In the records below, find each line with the word "this" and copy it.

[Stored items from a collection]
==*==

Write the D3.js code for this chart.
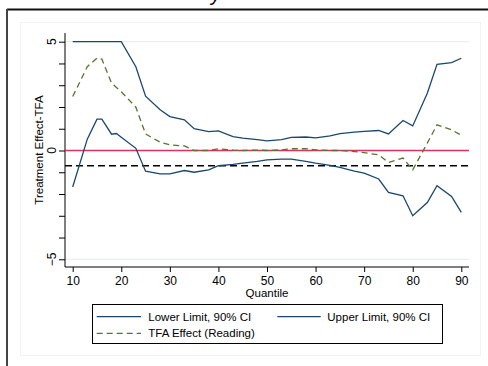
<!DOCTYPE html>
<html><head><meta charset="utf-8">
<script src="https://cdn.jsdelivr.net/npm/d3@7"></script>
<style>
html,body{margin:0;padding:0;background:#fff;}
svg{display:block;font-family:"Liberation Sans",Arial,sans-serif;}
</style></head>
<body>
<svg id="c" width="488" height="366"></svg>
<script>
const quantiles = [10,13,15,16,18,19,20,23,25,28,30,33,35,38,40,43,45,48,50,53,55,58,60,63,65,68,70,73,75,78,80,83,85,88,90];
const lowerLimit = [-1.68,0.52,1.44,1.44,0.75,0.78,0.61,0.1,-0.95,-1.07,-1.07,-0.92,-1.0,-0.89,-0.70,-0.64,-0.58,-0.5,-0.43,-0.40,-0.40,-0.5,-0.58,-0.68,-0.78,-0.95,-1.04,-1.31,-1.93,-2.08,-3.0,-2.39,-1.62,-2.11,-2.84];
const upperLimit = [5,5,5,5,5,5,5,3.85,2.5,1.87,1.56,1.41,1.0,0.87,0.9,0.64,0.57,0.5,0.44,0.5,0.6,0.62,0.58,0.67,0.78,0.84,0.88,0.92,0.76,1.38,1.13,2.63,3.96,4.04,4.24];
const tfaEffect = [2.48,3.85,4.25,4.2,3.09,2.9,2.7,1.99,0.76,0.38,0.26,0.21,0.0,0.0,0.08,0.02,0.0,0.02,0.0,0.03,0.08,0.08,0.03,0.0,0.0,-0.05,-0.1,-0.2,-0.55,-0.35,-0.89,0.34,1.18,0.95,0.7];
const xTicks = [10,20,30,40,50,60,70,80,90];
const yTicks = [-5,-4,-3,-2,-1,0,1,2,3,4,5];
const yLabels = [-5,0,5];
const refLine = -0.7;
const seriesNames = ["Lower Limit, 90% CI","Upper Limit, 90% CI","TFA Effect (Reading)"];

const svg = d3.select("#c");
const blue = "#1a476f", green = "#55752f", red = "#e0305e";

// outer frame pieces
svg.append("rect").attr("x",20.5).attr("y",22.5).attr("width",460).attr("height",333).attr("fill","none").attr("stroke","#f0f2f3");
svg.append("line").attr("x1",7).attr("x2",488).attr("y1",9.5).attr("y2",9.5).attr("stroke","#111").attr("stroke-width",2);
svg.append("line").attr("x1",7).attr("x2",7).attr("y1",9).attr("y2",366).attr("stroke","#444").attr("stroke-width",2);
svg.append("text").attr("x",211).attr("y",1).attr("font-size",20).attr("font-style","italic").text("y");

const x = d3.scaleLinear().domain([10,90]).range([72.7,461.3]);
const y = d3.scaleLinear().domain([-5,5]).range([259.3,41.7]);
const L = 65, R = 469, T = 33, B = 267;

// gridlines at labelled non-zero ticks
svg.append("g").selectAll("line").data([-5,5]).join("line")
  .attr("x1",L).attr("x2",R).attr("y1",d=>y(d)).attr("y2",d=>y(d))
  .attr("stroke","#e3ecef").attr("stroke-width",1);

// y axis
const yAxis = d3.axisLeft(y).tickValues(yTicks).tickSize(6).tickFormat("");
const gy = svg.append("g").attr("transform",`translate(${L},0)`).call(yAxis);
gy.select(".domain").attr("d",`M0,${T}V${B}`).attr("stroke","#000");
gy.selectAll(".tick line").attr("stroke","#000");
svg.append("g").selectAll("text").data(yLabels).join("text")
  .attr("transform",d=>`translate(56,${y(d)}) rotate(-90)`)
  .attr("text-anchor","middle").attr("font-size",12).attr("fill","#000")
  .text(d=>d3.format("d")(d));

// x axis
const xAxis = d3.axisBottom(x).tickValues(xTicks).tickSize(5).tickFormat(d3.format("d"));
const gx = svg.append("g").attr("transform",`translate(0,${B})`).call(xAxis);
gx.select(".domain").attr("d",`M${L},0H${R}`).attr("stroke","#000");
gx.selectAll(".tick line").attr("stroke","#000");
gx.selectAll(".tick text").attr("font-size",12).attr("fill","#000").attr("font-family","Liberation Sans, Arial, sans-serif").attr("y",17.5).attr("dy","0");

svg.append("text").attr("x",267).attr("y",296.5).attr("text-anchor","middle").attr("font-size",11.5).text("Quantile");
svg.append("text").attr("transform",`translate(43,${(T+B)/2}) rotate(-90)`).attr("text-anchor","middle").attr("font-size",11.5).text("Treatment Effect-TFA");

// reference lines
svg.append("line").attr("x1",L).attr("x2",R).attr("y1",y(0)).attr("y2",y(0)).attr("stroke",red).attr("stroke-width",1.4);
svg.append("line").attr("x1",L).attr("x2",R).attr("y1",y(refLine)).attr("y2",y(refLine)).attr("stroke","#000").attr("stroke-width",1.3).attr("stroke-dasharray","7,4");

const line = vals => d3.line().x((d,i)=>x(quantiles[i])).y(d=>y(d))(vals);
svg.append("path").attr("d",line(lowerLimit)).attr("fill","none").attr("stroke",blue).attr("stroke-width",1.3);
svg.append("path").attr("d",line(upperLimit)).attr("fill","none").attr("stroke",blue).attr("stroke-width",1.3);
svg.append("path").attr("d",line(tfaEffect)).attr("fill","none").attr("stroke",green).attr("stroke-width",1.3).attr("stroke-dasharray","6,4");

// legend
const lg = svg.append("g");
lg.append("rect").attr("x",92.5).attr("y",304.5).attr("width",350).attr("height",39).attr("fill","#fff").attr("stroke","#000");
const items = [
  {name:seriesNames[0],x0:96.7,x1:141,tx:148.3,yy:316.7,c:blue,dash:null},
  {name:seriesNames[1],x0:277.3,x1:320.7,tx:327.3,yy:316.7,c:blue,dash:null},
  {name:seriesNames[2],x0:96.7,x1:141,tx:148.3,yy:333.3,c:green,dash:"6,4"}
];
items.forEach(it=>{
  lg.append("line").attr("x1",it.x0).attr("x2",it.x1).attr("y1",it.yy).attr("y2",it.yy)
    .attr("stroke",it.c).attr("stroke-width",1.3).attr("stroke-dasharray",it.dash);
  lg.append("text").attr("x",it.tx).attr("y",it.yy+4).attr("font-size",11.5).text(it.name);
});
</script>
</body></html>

==*==

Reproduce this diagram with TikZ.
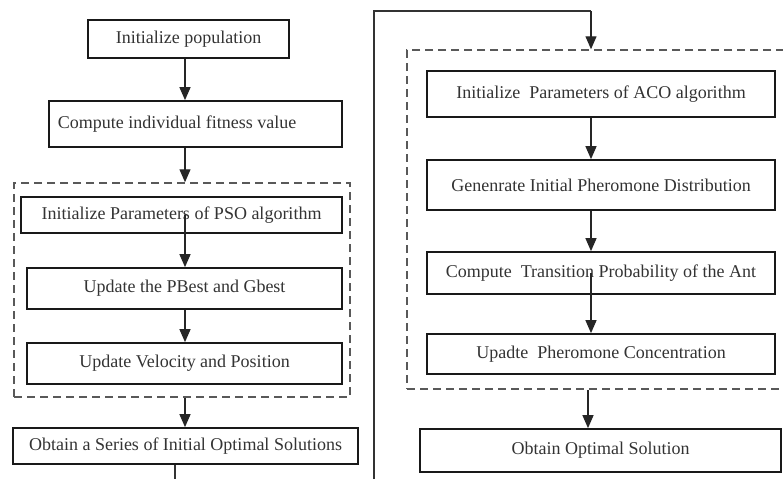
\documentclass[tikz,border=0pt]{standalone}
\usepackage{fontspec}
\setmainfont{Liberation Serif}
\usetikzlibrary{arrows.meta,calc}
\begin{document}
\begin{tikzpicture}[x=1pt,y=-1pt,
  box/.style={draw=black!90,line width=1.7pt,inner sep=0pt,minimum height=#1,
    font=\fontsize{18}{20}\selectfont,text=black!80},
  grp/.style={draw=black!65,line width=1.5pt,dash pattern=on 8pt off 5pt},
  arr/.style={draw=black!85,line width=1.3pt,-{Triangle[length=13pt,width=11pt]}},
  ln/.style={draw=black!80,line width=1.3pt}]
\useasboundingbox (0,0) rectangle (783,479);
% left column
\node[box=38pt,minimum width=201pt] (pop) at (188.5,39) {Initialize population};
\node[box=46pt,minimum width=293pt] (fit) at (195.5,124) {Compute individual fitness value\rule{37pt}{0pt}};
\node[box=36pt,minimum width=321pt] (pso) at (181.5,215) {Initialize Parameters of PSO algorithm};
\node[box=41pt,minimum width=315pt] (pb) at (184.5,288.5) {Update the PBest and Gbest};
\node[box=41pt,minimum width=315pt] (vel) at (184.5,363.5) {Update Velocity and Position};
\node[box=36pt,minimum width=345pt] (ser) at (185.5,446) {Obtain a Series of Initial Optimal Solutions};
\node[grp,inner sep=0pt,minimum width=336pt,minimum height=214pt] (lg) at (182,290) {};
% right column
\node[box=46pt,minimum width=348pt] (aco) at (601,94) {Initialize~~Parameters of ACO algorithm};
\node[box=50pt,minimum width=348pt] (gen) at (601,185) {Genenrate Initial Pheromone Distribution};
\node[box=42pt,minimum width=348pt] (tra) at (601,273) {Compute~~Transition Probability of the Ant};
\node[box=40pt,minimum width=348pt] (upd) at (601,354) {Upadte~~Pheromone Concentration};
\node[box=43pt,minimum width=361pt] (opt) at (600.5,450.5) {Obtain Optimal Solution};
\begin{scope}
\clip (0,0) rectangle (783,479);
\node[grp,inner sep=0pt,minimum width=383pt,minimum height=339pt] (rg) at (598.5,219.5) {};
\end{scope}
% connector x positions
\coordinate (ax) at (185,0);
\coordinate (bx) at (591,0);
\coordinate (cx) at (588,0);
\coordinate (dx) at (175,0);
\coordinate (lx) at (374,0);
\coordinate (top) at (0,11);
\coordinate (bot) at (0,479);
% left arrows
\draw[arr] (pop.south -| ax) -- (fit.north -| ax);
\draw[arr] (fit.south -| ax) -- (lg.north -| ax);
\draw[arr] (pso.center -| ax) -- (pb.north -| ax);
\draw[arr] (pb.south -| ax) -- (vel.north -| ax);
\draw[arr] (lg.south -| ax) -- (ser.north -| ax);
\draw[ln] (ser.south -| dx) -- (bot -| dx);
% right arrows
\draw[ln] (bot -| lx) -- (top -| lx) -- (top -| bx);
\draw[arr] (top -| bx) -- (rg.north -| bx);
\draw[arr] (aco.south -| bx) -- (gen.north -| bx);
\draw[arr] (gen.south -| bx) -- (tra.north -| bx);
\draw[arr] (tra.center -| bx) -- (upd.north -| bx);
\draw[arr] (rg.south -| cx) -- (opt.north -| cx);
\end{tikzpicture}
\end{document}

==*==

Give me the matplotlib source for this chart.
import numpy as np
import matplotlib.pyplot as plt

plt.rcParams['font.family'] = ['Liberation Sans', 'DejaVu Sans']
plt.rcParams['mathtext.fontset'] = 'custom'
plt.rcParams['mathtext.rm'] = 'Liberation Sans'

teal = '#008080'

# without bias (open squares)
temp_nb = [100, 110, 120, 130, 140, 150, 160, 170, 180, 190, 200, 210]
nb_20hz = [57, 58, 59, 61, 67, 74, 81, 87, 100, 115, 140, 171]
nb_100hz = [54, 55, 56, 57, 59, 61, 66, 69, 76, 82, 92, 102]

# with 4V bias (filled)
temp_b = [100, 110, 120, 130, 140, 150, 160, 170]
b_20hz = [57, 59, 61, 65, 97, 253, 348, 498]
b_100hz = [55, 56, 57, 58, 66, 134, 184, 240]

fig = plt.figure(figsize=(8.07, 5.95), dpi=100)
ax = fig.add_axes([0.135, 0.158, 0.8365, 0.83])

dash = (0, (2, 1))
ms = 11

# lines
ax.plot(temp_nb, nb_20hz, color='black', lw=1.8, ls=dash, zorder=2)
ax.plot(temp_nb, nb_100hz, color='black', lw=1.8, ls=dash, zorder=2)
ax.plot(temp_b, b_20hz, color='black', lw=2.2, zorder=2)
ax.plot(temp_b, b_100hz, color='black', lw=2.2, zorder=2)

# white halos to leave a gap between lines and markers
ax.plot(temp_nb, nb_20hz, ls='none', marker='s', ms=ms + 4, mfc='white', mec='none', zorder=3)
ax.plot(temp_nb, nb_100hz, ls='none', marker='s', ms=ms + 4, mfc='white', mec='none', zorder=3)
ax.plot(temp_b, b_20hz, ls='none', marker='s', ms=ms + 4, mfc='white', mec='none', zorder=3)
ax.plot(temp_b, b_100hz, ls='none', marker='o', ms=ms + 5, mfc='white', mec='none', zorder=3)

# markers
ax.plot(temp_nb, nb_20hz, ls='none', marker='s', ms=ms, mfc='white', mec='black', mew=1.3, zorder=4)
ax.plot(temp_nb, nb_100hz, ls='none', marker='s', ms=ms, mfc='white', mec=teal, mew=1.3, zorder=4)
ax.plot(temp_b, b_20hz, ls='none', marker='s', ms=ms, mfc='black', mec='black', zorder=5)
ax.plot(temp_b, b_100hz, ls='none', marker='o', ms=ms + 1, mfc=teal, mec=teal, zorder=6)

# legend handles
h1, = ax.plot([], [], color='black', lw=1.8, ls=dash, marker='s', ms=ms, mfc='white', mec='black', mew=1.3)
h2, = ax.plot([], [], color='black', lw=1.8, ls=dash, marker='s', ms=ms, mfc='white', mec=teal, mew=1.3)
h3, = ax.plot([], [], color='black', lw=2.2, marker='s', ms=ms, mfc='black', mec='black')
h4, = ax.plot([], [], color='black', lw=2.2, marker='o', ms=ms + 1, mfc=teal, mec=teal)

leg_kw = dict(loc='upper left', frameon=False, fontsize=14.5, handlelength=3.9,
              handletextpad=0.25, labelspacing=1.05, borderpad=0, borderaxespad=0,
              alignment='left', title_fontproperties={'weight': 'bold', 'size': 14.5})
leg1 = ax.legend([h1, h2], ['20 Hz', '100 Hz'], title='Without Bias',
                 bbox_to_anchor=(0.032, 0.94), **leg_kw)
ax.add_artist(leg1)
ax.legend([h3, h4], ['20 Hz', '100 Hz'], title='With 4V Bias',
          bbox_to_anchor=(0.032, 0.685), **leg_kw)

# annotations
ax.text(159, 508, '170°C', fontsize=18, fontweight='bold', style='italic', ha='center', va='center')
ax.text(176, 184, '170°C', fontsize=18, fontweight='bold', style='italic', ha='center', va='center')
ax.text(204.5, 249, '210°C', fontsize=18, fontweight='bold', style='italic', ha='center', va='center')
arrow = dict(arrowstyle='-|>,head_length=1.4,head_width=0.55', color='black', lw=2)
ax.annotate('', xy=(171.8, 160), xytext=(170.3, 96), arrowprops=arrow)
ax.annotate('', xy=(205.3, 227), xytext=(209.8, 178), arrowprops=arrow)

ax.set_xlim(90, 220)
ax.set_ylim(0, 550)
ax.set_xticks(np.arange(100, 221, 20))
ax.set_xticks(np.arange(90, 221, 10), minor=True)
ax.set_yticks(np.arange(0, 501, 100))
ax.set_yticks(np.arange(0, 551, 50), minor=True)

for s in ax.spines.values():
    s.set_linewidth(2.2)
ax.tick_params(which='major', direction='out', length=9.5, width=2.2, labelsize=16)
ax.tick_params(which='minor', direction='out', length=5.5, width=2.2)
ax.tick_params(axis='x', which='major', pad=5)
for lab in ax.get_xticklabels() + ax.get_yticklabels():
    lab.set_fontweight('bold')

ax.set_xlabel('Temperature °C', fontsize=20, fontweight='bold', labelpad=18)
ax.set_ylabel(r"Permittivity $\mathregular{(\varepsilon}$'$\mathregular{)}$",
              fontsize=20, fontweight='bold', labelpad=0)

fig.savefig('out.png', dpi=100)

==*==

• Reply:
Write the D3.js code for this chart.
Reproduce this diagram with TikZ.
Give me the matplotlib source for this chart.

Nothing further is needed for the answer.